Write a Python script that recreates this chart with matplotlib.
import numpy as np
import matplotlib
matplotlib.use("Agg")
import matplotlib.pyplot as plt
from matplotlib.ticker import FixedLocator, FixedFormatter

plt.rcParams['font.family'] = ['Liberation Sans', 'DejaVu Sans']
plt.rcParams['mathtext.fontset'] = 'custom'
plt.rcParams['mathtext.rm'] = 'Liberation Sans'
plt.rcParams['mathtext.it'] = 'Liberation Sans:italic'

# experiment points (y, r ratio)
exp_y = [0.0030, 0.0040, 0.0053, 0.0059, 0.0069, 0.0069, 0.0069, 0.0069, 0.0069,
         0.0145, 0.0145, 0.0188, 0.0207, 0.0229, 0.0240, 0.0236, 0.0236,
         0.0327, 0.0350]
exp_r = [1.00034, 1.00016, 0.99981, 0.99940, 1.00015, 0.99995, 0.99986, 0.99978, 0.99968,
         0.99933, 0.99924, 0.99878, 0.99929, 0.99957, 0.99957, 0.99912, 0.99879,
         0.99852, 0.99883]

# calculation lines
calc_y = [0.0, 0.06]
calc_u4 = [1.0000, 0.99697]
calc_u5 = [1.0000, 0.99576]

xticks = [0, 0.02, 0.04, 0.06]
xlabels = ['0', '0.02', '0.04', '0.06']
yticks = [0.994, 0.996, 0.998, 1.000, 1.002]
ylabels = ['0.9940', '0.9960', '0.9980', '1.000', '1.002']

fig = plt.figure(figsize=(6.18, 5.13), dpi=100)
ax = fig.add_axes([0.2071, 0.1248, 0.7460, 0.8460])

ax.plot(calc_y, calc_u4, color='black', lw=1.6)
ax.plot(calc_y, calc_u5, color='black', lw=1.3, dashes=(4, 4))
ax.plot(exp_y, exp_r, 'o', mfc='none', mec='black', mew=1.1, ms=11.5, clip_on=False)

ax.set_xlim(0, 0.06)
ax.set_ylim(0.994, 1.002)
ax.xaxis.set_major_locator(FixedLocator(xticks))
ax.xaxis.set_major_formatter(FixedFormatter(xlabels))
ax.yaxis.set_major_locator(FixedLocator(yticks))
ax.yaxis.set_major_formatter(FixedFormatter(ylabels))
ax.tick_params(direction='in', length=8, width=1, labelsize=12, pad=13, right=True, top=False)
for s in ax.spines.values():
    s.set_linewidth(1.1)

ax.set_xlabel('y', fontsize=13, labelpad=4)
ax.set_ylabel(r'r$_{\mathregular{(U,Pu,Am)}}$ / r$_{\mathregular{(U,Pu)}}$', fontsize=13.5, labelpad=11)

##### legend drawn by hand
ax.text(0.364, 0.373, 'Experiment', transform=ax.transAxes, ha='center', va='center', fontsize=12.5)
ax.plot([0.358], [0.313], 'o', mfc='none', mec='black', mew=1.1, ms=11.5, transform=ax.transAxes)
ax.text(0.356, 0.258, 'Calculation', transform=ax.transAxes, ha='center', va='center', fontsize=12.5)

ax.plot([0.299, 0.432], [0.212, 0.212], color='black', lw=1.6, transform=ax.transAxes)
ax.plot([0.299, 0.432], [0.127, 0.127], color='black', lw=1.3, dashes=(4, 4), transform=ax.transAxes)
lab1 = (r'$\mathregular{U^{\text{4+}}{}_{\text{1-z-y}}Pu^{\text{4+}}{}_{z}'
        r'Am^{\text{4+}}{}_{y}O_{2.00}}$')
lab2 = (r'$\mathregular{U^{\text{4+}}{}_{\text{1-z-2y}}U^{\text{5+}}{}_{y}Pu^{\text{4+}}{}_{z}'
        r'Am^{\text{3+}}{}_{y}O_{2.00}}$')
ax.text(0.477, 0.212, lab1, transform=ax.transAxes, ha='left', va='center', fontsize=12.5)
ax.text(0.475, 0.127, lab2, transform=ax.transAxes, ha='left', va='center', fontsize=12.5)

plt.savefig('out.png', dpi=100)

# EXERCISE TASK
Return only the lines from the beginning of the material up to and including the line with "from matplotlib.ticker import", exactly as written.

# EXPECTED ANSWER
Write a Python script that recreates this chart with matplotlib.
import numpy as np
import matplotlib
matplotlib.use("Agg")
import matplotlib.pyplot as plt
from matplotlib.ticker import FixedLocator, FixedFormatter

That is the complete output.